There are many misconceptions that arise when the term ‘privilege’ is mentioned. Some of these misconceptions are intentional and designed to minimise the power and impact of an honest conversation about privilege. Indeed, there is something of a war being waged against notions of privilege as a bad thing, particularly in the context of White privilege.
The fact that Kemi Badenoch, the Women and Equalities Minister, said in October 2020 that teaching White Privilege as uncontested fact is breaking the law is evidence of this. The argument is not quite as stark as this sounds, as the thrust of her position is that a balanced teaching of other views is required to make it lawful. However, that she went on to say that the government does not want White children being taught about “white privilege and their inherited racial guilt” is indicative of the Conservative government’s resistance to effective racial justice work.

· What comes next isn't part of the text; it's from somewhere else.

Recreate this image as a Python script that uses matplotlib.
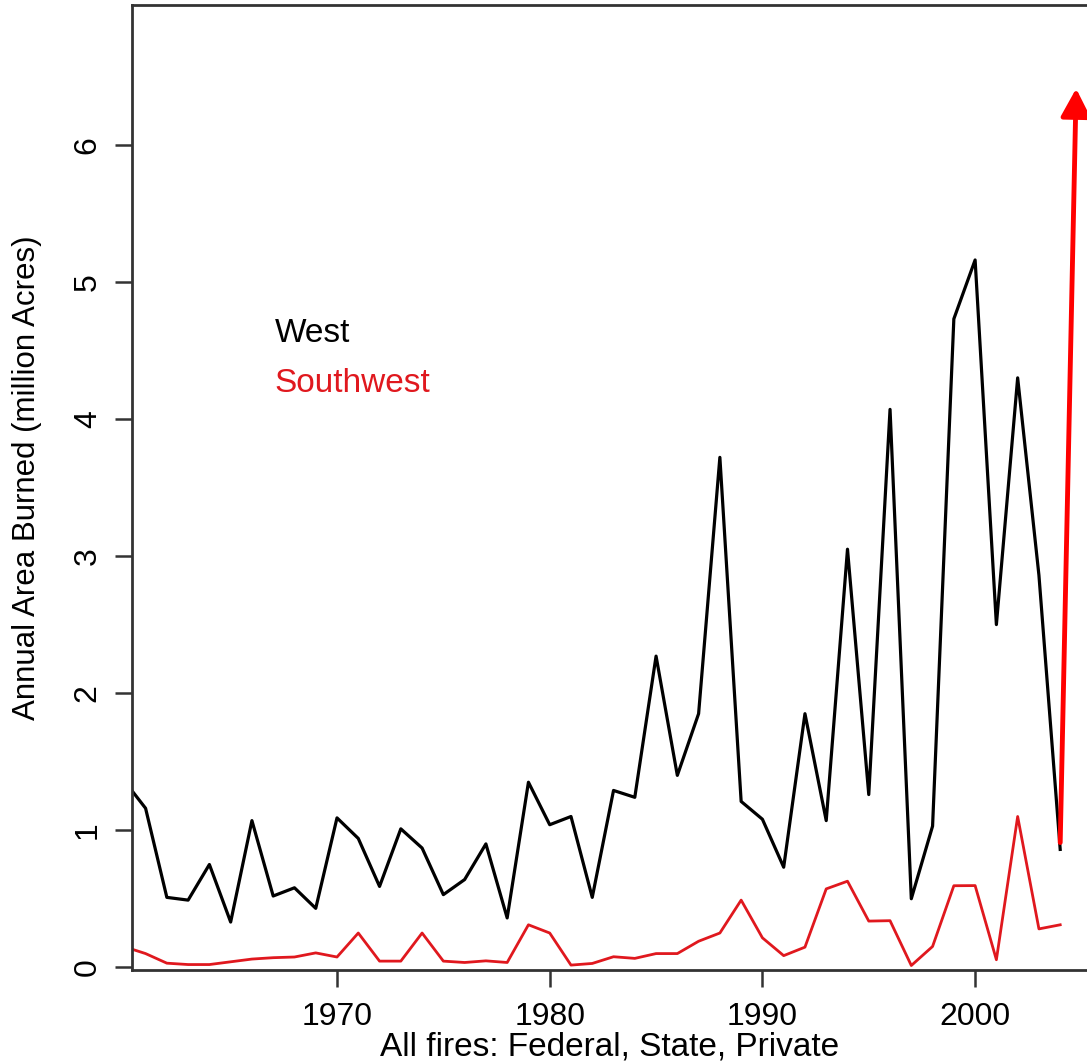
import numpy as np
import matplotlib
matplotlib.use("Agg")
from matplotlib import pyplot as plt

plt.rcParams['font.family'] = ['Liberation Sans', 'DejaVu Sans']

years = list(range(1960, 2005))
west = [1.36, 1.16, 0.51, 0.49, 0.75, 0.33, 1.07, 0.52, 0.58, 0.43,
        1.09, 0.94, 0.59, 1.01, 0.87, 0.53, 0.64, 0.90, 0.36, 1.35,
        1.04, 1.10, 0.51, 1.29, 1.24, 2.27, 1.40, 1.85, 3.72, 1.21,
        1.08, 0.73, 1.85, 1.07, 3.05, 1.26, 4.07, 0.50, 1.03, 4.73,
        5.16, 2.50, 4.30, 2.86, 0.86]
southwest = [0.15, 0.10, 0.03, 0.02, 0.02, 0.04, 0.06, 0.07, 0.075, 0.105,
             0.075, 0.25, 0.045, 0.045, 0.25, 0.045, 0.035, 0.047, 0.035, 0.31,
             0.25, 0.016, 0.028, 0.077, 0.065, 0.10, 0.10, 0.19, 0.25, 0.49,
             0.215, 0.085, 0.147, 0.572, 0.628, 0.337, 0.34, 0.013, 0.152, 0.595,
             0.596, 0.055, 1.10, 0.28, 0.31]
x_ticks = [1970, 1980, 1990, 2000]
y_ticks = [0, 1, 2, 3, 4, 5, 6]
arrow_start = (2004.0, 0.91)
arrow_end = (2004.75, 6.41)

fig = plt.figure(figsize=(10.87, 10.62), dpi=100)
ax = fig.add_axes([0.1214, 0.0866, 0.8786, 0.9087])

ax.plot(years, west, color="black", linewidth=2.3)
ax.plot(years, southwest, color="#e0181e", linewidth=2.0)

ax.annotate("", xy=arrow_end, xytext=arrow_start,
            arrowprops=dict(arrowstyle="-|>,head_length=1.7,head_width=0.9",
                            color="#ff0000", linewidth=3.5,
                            shrinkA=0, shrinkB=0))

ax.text(0.1497, 0.660, "West", transform=ax.transAxes, fontsize=24,
        color="black", va="center", ha="left")
ax.text(0.1497, 0.608, "Southwest", transform=ax.transAxes, fontsize=24,
        color="#e0181e", va="center", ha="left")

ax.set_xlim(1960.36, 2005.26)
ax.set_ylim(-0.02, 7.02)
ax.set_xticks(x_ticks)
ax.set_yticks(y_ticks)
ax.tick_params(axis="both", direction="out", length=12, width=1.8,
               color="#333333", labelsize=23)
ax.tick_params(axis="x", pad=11)
ax.tick_params(axis="y", pad=9)
for lab in ax.get_yticklabels():
    lab.set_rotation(90)
    lab.set_va("center")

for side in ["left", "bottom", "top"]:
    ax.spines[side].set_linewidth(2.0)
    ax.spines[side].set_color("#333333")
ax.spines["right"].set_visible(False)

ax.set_xlabel("All fires: Federal, State, Private", fontsize=24, labelpad=0)
ax.set_ylabel("Annual Area Burned (million Acres)", fontsize=22.5)
ax.yaxis.set_label_coords(-0.094, 0.51)

fig.savefig("out.png", dpi=100)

This government’s statements on White Privilege and Critical Race Theory over the last year or so echo the views being expressed in America about Critical Race Theory, and are further articulated through the Tory party’s resistance to decolonisation work that is encapsulated in their ‘Retain and Explain’ policy. This policy serves only to preserve the White lens on Britain’s imperial crimes as the accepted version in history and retain the celebratory symbols of this past in the physical materiality of our society. The right-wing, conservative political bloc here and across the pond are seeking ways to minimise the impact of Black Lives Matter and the light this movement has shone on the reality of White Privilege, on the reality that our society places a higher value on White lives than it does on Black lives, and on the truths of Britain’s colonial crimes.

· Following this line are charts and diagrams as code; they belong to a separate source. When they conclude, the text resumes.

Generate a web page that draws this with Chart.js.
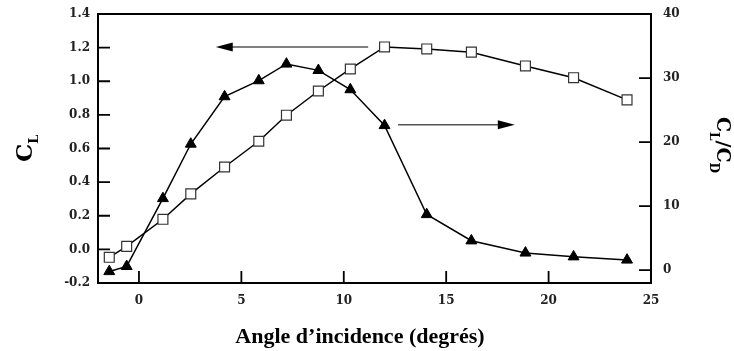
<!DOCTYPE html>
<html>
<head>
<meta charset="utf-8">
<script src="https://cdn.jsdelivr.net/npm/chart.js@4.4.1/dist/chart.umd.min.js"></script>
<style>
  html, body { margin: 0; padding: 0; background: #fff; }
  #wrap { width: 734px; height: 351px; }
</style>
</head>
<body>
<div id="wrap"><canvas id="polar"></canvas></div>
<script>
// angle of incidence (deg), shared by both curves
const angles = [-1.45, -0.6, 1.17, 2.53, 4.18, 5.85, 7.2, 8.76, 10.32, 11.99, 14.05, 16.23, 18.87, 21.22, 23.83];
// lift coefficient C_L (left axis, open squares)
const liftCoef = [-0.047, 0.018, 0.179, 0.33, 0.49, 0.643, 0.798, 0.942, 1.073, 1.204, 1.192, 1.173, 1.091, 1.021, 0.889];
// lift / drag ratio C_L/C_D (right axis, filled triangles)
const liftDrag = [-0.2, 0.6, 11.2, 19.7, 27.1, 29.6, 32.2, 31.2, 28.2, 22.6, 8.7, 4.6, 2.7, 2.1, 1.6];

const xTicks = [0, 5, 10, 15, 20, 25];
const clTicks = [-0.2, 0, 0.2, 0.4, 0.6, 0.8, 1.0, 1.2, 1.4];
const ldTicks = [0, 10, 20, 30, 40];

// arrows pointing each curve to its axis: [x0, x1, y, axis]
const arrows = [
  [11.19, 3.75, 1.204, 'y'],
  [12.65, 18.35, 22.7, 'y1']
];

const tickFont = { family: 'DejaVu Serif', weight: 'bold', size: 12 };

const frame = {
  id: 'frame',
  afterDraw(chart) {
    const { ctx, chartArea: a, scales } = chart;
    ctx.save();
    ctx.strokeStyle = '#000';
    ctx.lineWidth = 2;
    ctx.strokeRect(a.left, a.top, a.right - a.left, a.bottom - a.top);

    // inward tick marks
    ctx.lineWidth = 1.8;
    ctx.beginPath();
    clTicks.forEach(v => {
      const y = scales.y.getPixelForValue(v);
      ctx.moveTo(a.left, y); ctx.lineTo(a.left + 12, y);
    });
    ldTicks.forEach(v => {
      const y = scales.y1.getPixelForValue(v);
      ctx.moveTo(a.right, y); ctx.lineTo(a.right - 12, y);
    });
    xTicks.forEach(v => {
      const x = scales.x.getPixelForValue(v);
      ctx.moveTo(x, a.bottom); ctx.lineTo(x, a.bottom - 12);
    });
    ctx.stroke();

    // arrows
    arrows.forEach(([x0, x1, yv, ax]) => {
      const px0 = scales.x.getPixelForValue(x0);
      const px1 = scales.x.getPixelForValue(x1);
      const py = scales[ax].getPixelForValue(yv);
      const dir = Math.sign(px1 - px0);
      ctx.strokeStyle = '#555';
      ctx.lineWidth = 1.5;
      ctx.beginPath();
      ctx.moveTo(px0, py); ctx.lineTo(px1 - dir * 14, py);
      ctx.stroke();
      ctx.fillStyle = '#000';
      ctx.beginPath();
      ctx.moveTo(px1, py);
      ctx.lineTo(px1 - dir * 17, py - 4.5);
      ctx.lineTo(px1 - dir * 17, py + 4.5);
      ctx.closePath();
      ctx.fill();
    });

    // axis titles
    ctx.fillStyle = '#000';
    ctx.textBaseline = 'alphabetic';

    // left: C_L
    ctx.save();
    ctx.translate(32, 162);
    ctx.rotate(-Math.PI / 2);
    ctx.textAlign = 'left';
    ctx.font = 'bold 23px "DejaVu Serif"';
    ctx.fillText('C', 0, 0);
    let w = ctx.measureText('C').width;
    ctx.font = 'bold 13px "DejaVu Serif"';
    ctx.fillText('L', w, 6);
    ctx.restore();

    // right: C_L/C_D
    ctx.save();
    ctx.translate(717, 117);
    ctx.rotate(Math.PI / 2);
    ctx.textAlign = 'left';
    let x = 0;
    const big = 'bold 19px "DejaVu Serif"', small = 'bold 12px "DejaVu Serif"';
    [['C', big, 0], ['L', small, 7], ['/', big, 0], ['C', big, 0], ['D', small, 7]].forEach(([t, f, dy]) => {
      ctx.font = f;
      ctx.fillText(t, x, dy);
      x += ctx.measureText(t).width;
    });
    ctx.restore();

    // bottom title
    ctx.font = 'bold 22px "Liberation Serif"';
    ctx.textAlign = 'center';
    ctx.fillText('Angle d\u2019incidence (degrés)', 360, 343);
    ctx.restore();
  }
};

const fitSide = w => s => { s.width = w; s.paddingTop = 0; s.paddingBottom = 0; };

new Chart(document.getElementById('polar'), {
  type: 'line',
  data: {
    datasets: [
      {
        label: 'CL',
        data: angles.map((a, i) => ({ x: a, y: liftCoef[i] })),
        yAxisID: 'y',
        borderColor: '#000',
        borderWidth: 1.5,
        pointStyle: 'rect',
        pointRadius: 7,
        pointBackgroundColor: '#fff',
        pointBorderColor: '#333',
        pointBorderWidth: 1.2,
        tension: 0
      },
      {
        label: 'CL/CD',
        data: angles.map((a, i) => ({ x: a, y: liftDrag[i] })),
        yAxisID: 'y1',
        borderColor: '#000',
        borderWidth: 1.5,
        pointStyle: 'triangle',
        pointRadius: 6.3,
        pointBackgroundColor: '#000',
        pointBorderColor: '#000',
        pointBorderWidth: 1,
        tension: 0
      }
    ]
  },
  options: {
    responsive: true,
    maintainAspectRatio: false,
    animation: false,
    layout: { padding: { top: 14, left: 0, right: 0, bottom: 0 } },
    plugins: { legend: { display: false }, tooltip: { enabled: false } },
    scales: {
      x: {
        type: 'linear',
        min: -2,
        max: 25,
        afterBuildTicks: s => { s.ticks = xTicks.map(v => ({ value: v })); },
        afterFit: s => { s.height = 68; s.paddingLeft = 0; s.paddingRight = 0; },
        grid: { display: false, drawTicks: false },
        border: { display: false },
        ticks: { font: tickFont, color: '#222', padding: 11, maxRotation: 0 }
      },
      y: {
        position: 'left',
        min: -0.2,
        max: 1.4,
        afterBuildTicks: s => { s.ticks = clTicks.map(v => ({ value: v })); },
        afterFit: fitSide(98),
        grid: { display: false, drawTicks: false },
        border: { display: false },
        ticks: { font: tickFont, color: '#222', padding: 8, callback: v => v.toFixed(1) }
      },
      y1: {
        position: 'right',
        min: -2,
        max: 40,
        afterBuildTicks: s => { s.ticks = ldTicks.map(v => ({ value: v })); },
        afterFit: fitSide(83),
        grid: { display: false, drawTicks: false },
        border: { display: false },
        ticks: { font: tickFont, color: '#222', padding: 12 }
      }
    }
  },
  plugins: [frame]
});
</script>
</body>
</html>
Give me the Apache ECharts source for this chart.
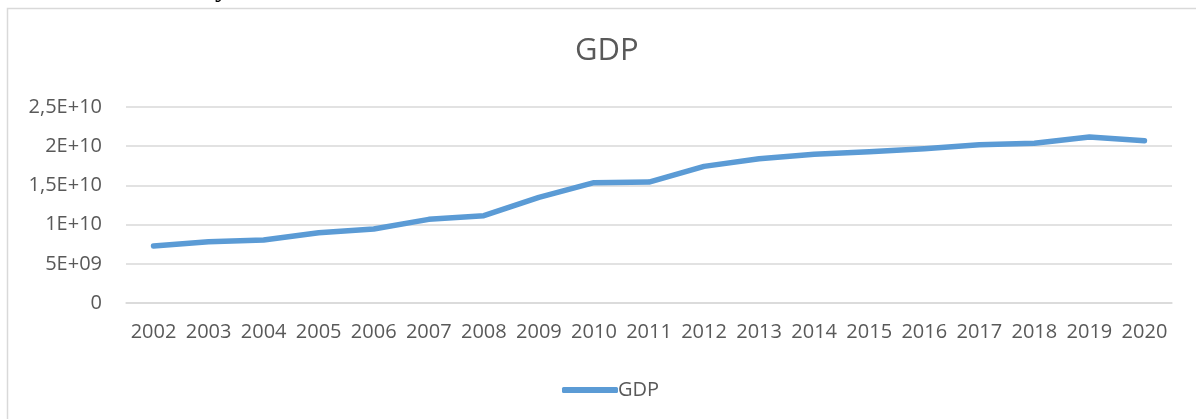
<!DOCTYPE html>
<html>
<head>
<meta charset="utf-8">
<script src="https://cdn.jsdelivr.net/npm/echarts@6/dist/echarts.min.js"></script>
<style>
  html, body { margin: 0; padding: 0; background: #fff; }
  #chart { width: 1196px; height: 419px; }
</style>
</head>
<body>
<div id="chart"></div>
<script>
const categories = ['2002','2003','2004','2005','2006','2007','2008','2009','2010','2011','2012','2013','2014','2015','2016','2017','2018','2019','2020'];
const gdpValues = [7.27e9, 7.82e9, 8.04e9, 8.97e9, 9.44e9, 10.67e9, 11.14e9, 13.48e9, 15.35e9, 15.43e9, 17.43e9, 18.41e9, 18.97e9, 19.30e9, 19.68e9, 20.19e9, 20.37e9, 21.17e9, 20.70e9];
const yTickValues = [0, 5e9, 1e10, 1.5e10, 2e10, 2.5e10];
const yTickLabels = ['0', '5E+09', '1E+10', '1,5E+10', '2E+10', '2,5E+10'];
const seriesName = 'GDP';
const titleText = 'GDP';

const FONT = '"Open Sans", "Noto Sans", sans-serif';
const TXT = '#595959';

const chart = echarts.init(document.getElementById('chart'), null, { renderer: 'canvas' });
chart.setOption({
  animation: false,
  backgroundColor: '#ffffff',
  title: {
    text: titleText,
    left: 570,
    top: 31,
    textStyle: { fontFamily: FONT, fontSize: 31, fontWeight: 'normal', color: TXT }
  },
  legend: {
    data: [{ name: seriesName, icon: 'roundRect' }],
    left: 557,
    top: 375,
    itemWidth: 56,
    itemHeight: 6,
    itemGap: 10,
    itemStyle: { color: '#5B9BD5', borderWidth: 0 },
    textStyle: { fontFamily: FONT, fontSize: 20, color: TXT, padding: [0, 0, 0, -5] }
  },
  grid: { left: 126, right: 24, top: 107, bottom: 116, containLabel: false },
  xAxis: {
    type: 'category',
    data: categories,
    boundaryGap: true,
    axisLine: { show: true, lineStyle: { color: '#d9d9d9', width: 1.5 } },
    axisTick: { show: false },
    axisLabel: { fontFamily: FONT, fontSize: 20, color: TXT, margin: 19, interval: 0 },
    splitLine: { show: false }
  },
  yAxis: {
    type: 'value',
    min: 0,
    max: 2.5e10,
    interval: 5e9,
    axisLine: { show: false },
    axisTick: { show: false },
    splitLine: { show: true, lineStyle: { color: '#d9d9d9', width: 1.5 } },
    axisLabel: {
      fontFamily: FONT, fontSize: 20, color: TXT, margin: 24,
      formatter: function (v) {
        const i = yTickValues.findIndex(t => Math.abs(t - v) < 1);
        return i >= 0 ? yTickLabels[i] : '';
      }
    }
  },
  series: [{
    name: seriesName,
    type: 'line',
    data: gdpValues,
    symbol: 'none',
    showSymbol: false,
    lineStyle: { color: '#5B9BD5', width: 5.5, cap: 'round', join: 'round' },
    itemStyle: { color: '#5B9BD5' }
  }],
  graphic: [
    {
      type: 'rect',
      shape: { x: 7.5, y: 8.5, width: 1300, height: 600 },
      style: { fill: 'none', stroke: '#d9d9d9', lineWidth: 1.5 },
      silent: true
    },
    {
      type: 'text',
      left: 215,
      top: -25,
      style: { text: 'y', font: '28px "Liberation Serif", serif', fill: '#000' },
      silent: true
    }
  ]
});
</script>
</body>
</html>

The biggest irony in the government’s critiques that White Privilege and Critical Race Theory are political is that, in claiming that these subjects further divide society and mean that the White working-class are even more marginalised, they are themselves politicising them. There is a need, though, to clearly express what is meant when we talk about privilege. This is not the ‘privilege’ that accrues to anyone who has the money to ‘buy’ that holiday, or that ‘car’, or even that ‘house’. These trappings of materialism are, to varying degrees, available to anyone who plays the game. The privilege we talk about when we refer to White privilege or masculine privilege, or middle-class privilege, or heterosexual privilege is not a privilege that can be acquired by anyone though ‘hard work’, we don’t live in a meritocracy, after all, or even through the exploitation of others for material gain.
The privilege we talk about relates to the ‘unearned’ benefits accrued by certain groups in society. Those who have privilege have done nothing in order to gain it. Society affords it to us simply because we belong to certain groups and not others, groups that society is set up to favour. Peggy McIntosh described these privileges in relation to White people and men some over 30 years ago. Due to a widening in our understanding of the multiplicity of privileges and oppressions, in Western society today, privileged people are those people who are racialised as White, men, the middle-classes, heterosexuals, those not disabled by society, etc. If a person holds any one of these identity characteristics, they hold privilege in that regard. If they hold all of these identity characteristics, they are, like me, the locus of intersectional privilege.
In the context of systemic or institutionalised privilege, people with privilege are more likely to be in relative positions of power and people with power tend to use it to benefit other people like them, in part due to affinity bias and, in part, due to prejudicial bias. This exercise of privilege power further reinforces and maintains privilege and systemic and institutional discrimination. Whilst we can acknowledge how systemic discrimination is oppressive, it is important to remember that individual privilege is not benign. It is not something that it doesn’t matter that I have – my privilege denies other people access to resources, opportunities and to their own well-being. This denial of access is an act of oppression. It may not be something I actively do with intent, but it remains oppressive. If we are going to create an equitable society, then we have to resist the government’s agenda, find ways to disrupt and undo privilege in all its forms.